Black Bean Beer Bread

As a foodie, I love checking out the many little gift shops we come across in our travels.  Many of them offer locally baked goodies and locally produced foods.  Quite often I will buy something to bring home.  I am not a huge fan of boxed mixes simply because they tend to be overpriced and laden with food additives.   I have two rules when buying boxed mixes or any food at these types of gift shops.  First, it must be locally made.  This is a way of discovering and enjoying foods from that particular region.  Second, it has to be natural or very close to it.  That means no food additives or ingredients like HFCS.  I also consider the trip itself because given our plans it is not always possible to buy something fresh at the start of our trip and get it home safely four or five days later. 

black bean beer bread
I bought a box of Creekside Grains (Traverse City, Michigan) Black Bean Beer Bread when we were visiting the area.  Creekside Grains uses all natural ingredients without the addition of artificial food additives with the exception of a couple of ingredients (chocolate chips, mint chips, root beer and black cherry walnut extracts) used in a very small number of their products.  Essentially, they are using the very same flours and other ingredients that I would be using at home cooking from scratch.  The combination of black bean and beer sounded interesting.  I decided to make the bread for our special dinner last Wednesday. 

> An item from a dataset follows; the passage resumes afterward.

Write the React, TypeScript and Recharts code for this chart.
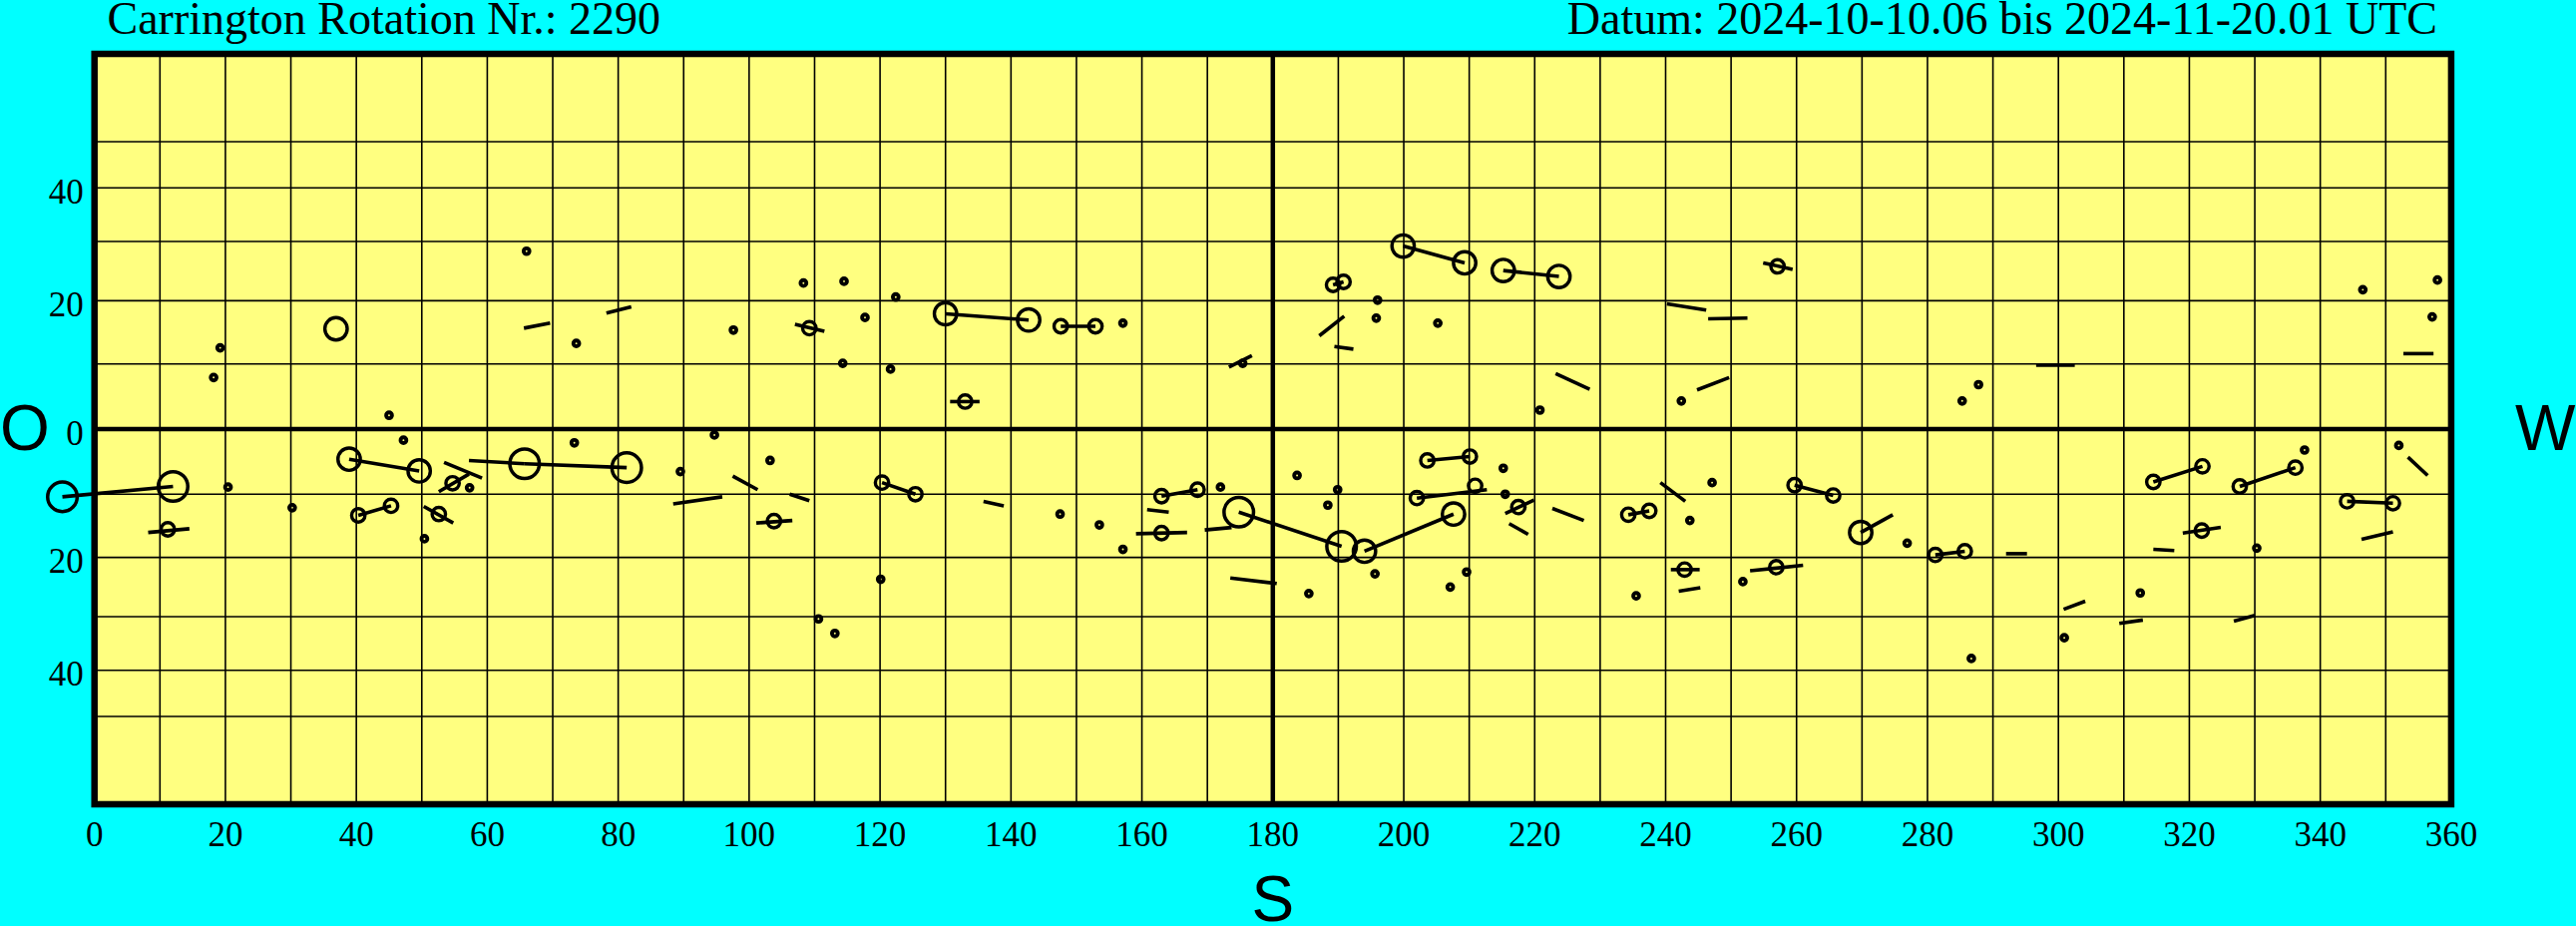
import React from 'react';
import { ComposedChart, Scatter, XAxis, YAxis, CartesianGrid, ReferenceLine, ReferenceDot, ReferenceArea } from 'recharts';

// Carrington rotation 2290 – sunspot groups, lon/lat in degrees
const titleLeft = 'Carrington Rotation Nr.: 2290';
const titleRight = 'Datum: 2024-10-10.06 bis 2024-11-20.01 UTC';

const lonTicks = [0, 10, 20, 30, 40, 50, 60, 70, 80, 90, 100, 110, 120, 130, 140, 150, 160, 170, 180,
  190, 200, 210, 220, 230, 240, 250, 260, 270, 280, 290, 300, 310, 320, 330, 340, 350, 360];
const lonLabels = [0, 20, 40, 60, 80, 100, 120, 140, 160, 180, 200, 220, 240, 260, 280, 300, 320, 340, 360];
const latTicks = [-50, -40, -30, -20, -10, 0, 10, 20, 30, 40, 50];
const latLabels = [-40, -20, 0, 20, 40];

type Pt = [number, number];
type Seg = [number, number, number, number];

const tinySpots: Pt[] = [
  [19.2, 12.5], [18.2, 7.9], [20.4, -8.9], [30.2, -12.1], [45.0, 2.1], [47.2, -1.7], [57.3, -9.0], [50.4, -17.0],
  [66.0, 28.3], [73.6, 13.2], [97.6, 15.3], [108.3, 22.9], [114.5, 23.2], [122.4, 20.6], [117.7, 17.3], [114.3, 10.1],
  [121.6, 9.2], [73.3, -2.1], [89.5, -6.5], [94.7, -0.9], [103.2, -4.8], [120.1, -23.6], [110.6, -30.4], [113.1, -33.0],
  [157.1, 16.4], [147.5, -13.1], [153.5, -14.8], [157.1, -18.7], [172.0, -8.9], [183.7, -7.1], [185.5, -26.0], [175.4, 10.1],
  [215.2, -6.0], [215.5, -10.0], [189.9, -9.3], [188.4, -11.7], [195.6, -22.7], [209.6, -22.4], [207.1, -24.9],
  [196.0, 20.1], [195.8, 17.2], [205.2, 16.4], [220.8, 2.9], [242.4, 4.3], [247.1, -8.2], [243.7, -14.1], [235.5, -26.4],
  [287.8, 6.8], [285.3, 4.3], [276.9, -17.7], [251.8, -24.0], [286.7, -37.7], [300.9, -33.8],
  [337.6, -3.2], [352.0, -2.5], [330.3, -18.5], [312.5, -25.9], [346.5, 21.8], [357.9, 23.4], [357.1, 17.4],
];

const smallSpots: Pt[] = [
  [11.2, -15.5], [40.3, -13.3], [45.3, -11.8], [54.7, -8.3], [52.6, -13.1],
  [109.2, 15.6], [103.8, -14.2], [120.3, -8.2],
  [125.4, -10.0], [147.6, 15.9], [152.9, 15.9], [133.0, 4.2], [163.0, -10.3], [168.5, -9.3], [163.0, -16.1],
  [202.0, -10.6], [210.9, -8.7], [203.6, -4.8], [210.1, -4.2], [217.5, -12.0], [189.2, 22.6], [190.8, 23.1],
  [234.3, -13.2], [237.5, -12.6], [242.9, -22.0],
  [257.1, 25.7], [259.7, -8.6], [265.6, -10.2], [281.2, -19.6], [285.7, -19.0], [256.9, -21.6],
  [314.5, -8.1], [322.0, -5.7], [327.7, -8.8], [336.2, -5.9], [344.1, -11.1], [351.1, -11.4], [321.9, -15.7],
];

const mediumSpots: Pt[] = [
  [36.9, 15.5], [38.9, -4.6], [49.6, -6.4],
  [130.0, 17.9], [142.7, 16.9],
  [194.0, -19.0], [207.6, -13.1], [199.9, 29.2], [209.3, 26.3], [215.2, 25.0], [223.7, 24.0],
  [269.8, -16.0],
];

const largeSpots: Pt[] = [
  [-4.9, -10.4], [12.0, -8.8], [65.7, -5.3], [81.3, -5.9], [174.8, -12.8], [190.5, -18.2],
];

// movement of a group between two observations
const tracks: Seg[] = [
  [-4.9, -10.4, 12.0, -8.8], [38.9, -4.6, 49.6, -6.4], [40.3, -13.3, 45.3, -11.8], [57.2, -4.8, 65.7, -5.3],
  [65.7, -5.3, 81.3, -5.9], [120.3, -8.2, 125.4, -10.0], [130.0, 17.9, 142.7, 16.9], [147.6, 15.9, 152.9, 15.9],
  [163.0, -10.3, 168.5, -9.3], [174.8, -12.8, 190.5, -18.2], [194.0, -19.0, 207.6, -13.1], [202.0, -10.6, 212.7, -9.3],
  [203.6, -4.8, 210.1, -4.2], [189.2, 22.6, 190.8, 23.1], [199.9, 29.2, 209.3, 26.3], [215.2, 25.0, 223.7, 24.0],
  [234.3, -13.2, 237.5, -12.6], [259.7, -8.6, 265.6, -10.2], [281.2, -19.6, 285.7, -19.0], [269.8, -16.0, 274.7, -13.2],
  [314.5, -8.1, 322.0, -5.7], [327.7, -8.8, 336.2, -5.9], [344.1, -11.1, 351.1, -11.4],
];

// group extent / orientation
const dashes: Seg[] = [
  [8.2, -16.0, 14.5, -15.4], [52.6, -9.6, 57.2, -6.9], [53.4, -5.1, 59.2, -7.5], [50.3, -11.9, 54.8, -14.5],
  [65.6, 15.6, 69.6, 16.4], [78.2, 18.0, 82.0, 19.0], [107.0, 16.2, 111.5, 15.1], [88.4, -11.5, 95.9, -10.4],
  [97.5, -7.2, 101.3, -9.3], [106.2, -10.0, 109.2, -11.0], [101.1, -14.5, 106.6, -14.1],
  [130.7, 4.2, 135.2, 4.2], [173.3, 9.5, 176.8, 11.3], [135.8, -11.1, 138.9, -11.8], [160.8, -12.4, 164.1, -12.8],
  [159.1, -16.2, 166.9, -16.0], [169.6, -15.6, 173.7, -15.2], [173.5, -23.4, 180.6, -24.3],
  [215.5, -13.0, 219.9, -10.9], [216.1, -14.6, 219.0, -16.3], [222.7, -12.2, 227.5, -14.1], [187.1, 14.4, 190.9, 17.5],
  [189.4, 12.7, 192.3, 12.3], [223.2, 8.5, 228.4, 6.1], [244.8, 6.0, 249.7, 7.9], [240.2, 19.5, 246.2, 18.5],
  [246.5, 17.1, 252.5, 17.2], [239.2, -8.2, 243.0, -11.1], [240.8, -22.0, 245.2, -22.0], [242.0, -25.6, 245.3, -25.0],
  [254.9, 26.3, 259.4, 25.2], [296.6, 9.8, 302.5, 9.8], [292.0, -19.4, 295.2, -19.4], [252.9, -22.2, 261.0, -21.3],
  [300.8, -28.7, 304.1, -27.3], [309.3, -31.2, 312.9, -30.6],
  [353.4, -4.3, 356.4, -7.1], [346.3, -17.1, 351.1, -15.9], [319.0, -16.1, 324.8, -15.2], [314.5, -18.7, 317.7, -18.9],
  [326.8, -30.8, 330.0, -29.8], [352.7, 11.6, 357.3, 11.6],
];

const W = 2582;
const H = 928;
const serif = '"Liberation Serif", "Times New Roman", serif';
const sans = '"Liberation Sans", Arial, sans-serif';

// latitude is drawn in sine projection
const s = (lat: number) => Math.sin((lat * Math.PI) / 180);
const toLat = (v: number) => Math.round((Math.asin(v) * 180) / Math.PI);

const LonTick = (props: any) => {
  const { x, y, payload } = props;
  if (!lonLabels.includes(payload.value)) return <g />;
  return (
    <text x={x} y={y + 42} textAnchor="middle" fontFamily={serif} fontSize={35} fill="#000">
      {payload.value}
    </text>
  );
};

const latTick = (dx: number) => (props: any) => {
  const { x, y, payload } = props;
  const lat = toLat(payload.value);
  if (!latLabels.includes(lat)) return <g />;
  return (
    <text x={x + dx} y={y + 15.5} textAnchor="end" fontFamily={serif} fontSize={35} fill="#000">
      {Math.abs(lat)}
    </text>
  );
};

const ring = (r: number, w: number) => (props: any) => (
  <circle cx={props.cx} cy={props.cy} r={r} fill="none" stroke="#000" strokeWidth={w} />
);

const spotGroups: { pts: Pt[]; r: number; w: number }[] = [
  { pts: tinySpots, r: 2.9, w: 3.9 },
  { pts: smallSpots, r: 6.7, w: 3.4 },
  { pts: mediumSpots, r: 11.2, w: 3.4 },
  { pts: largeSpots, r: 14.8, w: 3.5 },
];

const toRows = (pts: Pt[]) => pts.map(([lon, lat]) => ({ lon, y: s(lat) }));

export default function App() {
  return (
    <div style={{ position: 'absolute', left: 0, top: 0, width: W, height: H, background: '#00ffff', overflow: 'hidden' }}>
      <ComposedChart width={W} height={H} margin={{ top: 54, right: 65.1, bottom: 62, left: 14.7 }}>
        <CartesianGrid yAxisId="l" stroke="#000" strokeWidth={1.6} fill="#ffff80" fillOpacity={1} />
        <XAxis
          type="number"
          dataKey="lon"
          domain={[0, 360]}
          ticks={lonTicks}
          interval={0}
          axisLine={false}
          tickLine={false}
          tickSize={0}
          tickMargin={0}
          height={60}
          tick={LonTick}
        />
        <YAxis
          yAxisId="l"
          type="number"
          dataKey="y"
          domain={[-1, 1]}
          ticks={latTicks.map(s)}
          interval={0}
          axisLine={false}
          tickLine={false}
          tickSize={0}
          tickMargin={0}
          width={80}
          tick={latTick(-11)}
        />
        <YAxis
          yAxisId="r"
          orientation="right"
          type="number"
          domain={[-1, 1]}
          ticks={latTicks.map(s)}
          interval={0}
          axisLine={false}
          tickLine={false}
          tickSize={0}
          tickMargin={0}
          width={60}
          tick={latTick(45)}
        />
        <ReferenceLine yAxisId="l" y={0} stroke="#000" strokeWidth={4.5} />
        <ReferenceLine yAxisId="l" x={180} stroke="#000" strokeWidth={4.5} />
        {[...tracks, ...dashes].map((d, i) => (
          <ReferenceLine
            key={'seg' + i}
            yAxisId="l"
            segment={[{ x: d[0], y: s(d[1]) }, { x: d[2], y: s(d[3]) }]}
            stroke="#000"
            strokeWidth={3.6}
            ifOverflow="visible"
          />
        ))}
        {spotGroups.map((g, gi) => (
          <Scatter
            key={'spots' + gi}
            yAxisId="l"
            data={toRows(g.pts.filter((p) => p[0] >= 0))}
            shape={ring(g.r, g.w)}
            isAnimationActive={false}
          />
        ))}
        {/* group already behind the east limb, left of 0° */}
        {spotGroups.map((g, gi) =>
          g.pts
            .filter((p) => p[0] < 0)
            .map((p, i) => (
              <ReferenceDot
                key={'off' + gi + '-' + i}
                yAxisId="l"
                x={p[0]}
                y={s(p[1])}
                r={g.r}
                fill="none"
                stroke="#000"
                strokeWidth={g.w}
                ifOverflow="visible"
              />
            ))
        )}
        <ReferenceArea
          yAxisId="l"
          x1={0}
          x2={360}
          y1={-1}
          y2={1}
          fill="none"
          stroke="#000"
          strokeWidth={6.5}
          fillOpacity={0}
          strokeOpacity={1}
          ifOverflow="visible"
        />
      </ComposedChart>
      <svg width={W} height={H} style={{ position: 'absolute', left: 0, top: 0, pointerEvents: 'none' }}>
        <text x={107.5} y={34} fontFamily={serif} fontSize={46} fill="#000">{titleLeft}</text>
        <text x={2443} y={34} textAnchor="end" fontFamily={serif} fontSize={46} fill="#000">{titleRight}</text>
        <text x={0} y={450.5} fontFamily={sans} fontSize={64} fill="#000">O</text>
        <text x={2521} y={451} fontFamily={sans} fontSize={64} fill="#000">W</text>
        <text x={1275.8} y={923} textAnchor="middle" fontFamily={sans} fontSize={64} fill="#000">S</text>
      </svg>
    </div>
  );
}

The instructions were simple.  Add 12 oz of your favourite beer, mix then place the dough in a mound in the centre of a cookie sheet lined with parchment paper and bake.  My first instincts that the resulting bread would be more like a brick but it wasn't.  The ingredients were unbleached unbromated wheat and malted barley flour, black bean flour, sugar, multi spice blend, baking powder, corn starch and salt putting this bread in the quick bread category.  I used de-alcoholized beer rather than regular beer.  The rustic loaf of bread was quite tasty.  The rise was good with small pores and a crumbly texture. I served the bread with lightly seasoned extra virgin olive oil for dipping.

Surprisingly there was no nutritional value label for this bread on the box, however as explained on their website this is due to an FDA technicality not because they don't want to put it on.  I would make an educated guess that it came in at about 100 calories per 50 g serving, a half slice about a half inch thick cut across the loaf.  There was nothing in the list of ingredients that would drive the calories higher than that.  Regular white bread is about 190 calories per 75 g serving (2 slices).  This bread is quite dense so has a higher satiety level.  I liked this bread so I'm working on a homemade clone version!